At an open house on September 7, Utah State University and the Utah Assistive Technology Program will celebrate the opening of the new Uintah Basin Assistive Technology Lab. The lab, which opened in early July in Roosevelt, provides services for people with disabilities.

Employees and volunteers at the assistive technology lab on the Utah State University main campus in Logan create specific technologies, such as personalized wheelchair controls, to assist people with disabilities.

Gordon Richins from Fairview, Idaho, for example, uses the AT Lab regularly. Because Richins is paralyzed, he uses a wheelchair to get from place to place.

“The chair I’m sitting in is my sixth chair over the years, and they’ve customized each one of them,” he said.

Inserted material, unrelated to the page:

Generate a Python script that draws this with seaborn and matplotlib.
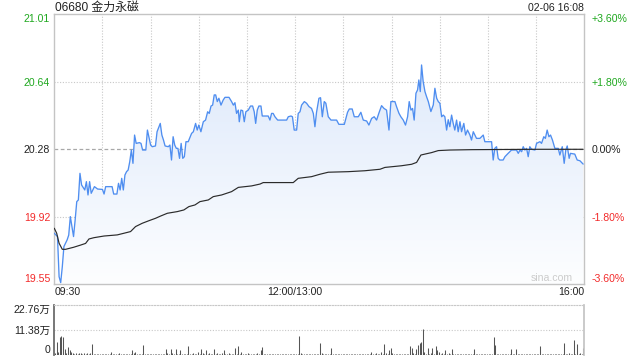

But Clay Christensen, the director of Logan's AT Lab, says wheelchairs aren’t the only assistive technologies the program creates. The program helps people with all sorts of disabilities, even those who are injured temporarily.

“It may be anything from an adapted spoon or fork all the way to an iPad, augmentative communication or something related to education, autism or something like that,” Christensen said.

Christensen believes the new AT Lab in Roosevelt will benefit families who live in the area. He said the program plans to open another lab in Southern Utah within the next few years to help people in that area as well.

In the meantime, the labs in Logan and Roosevelt will continue to rely on volunteers, donations, students and employees to help improve lives.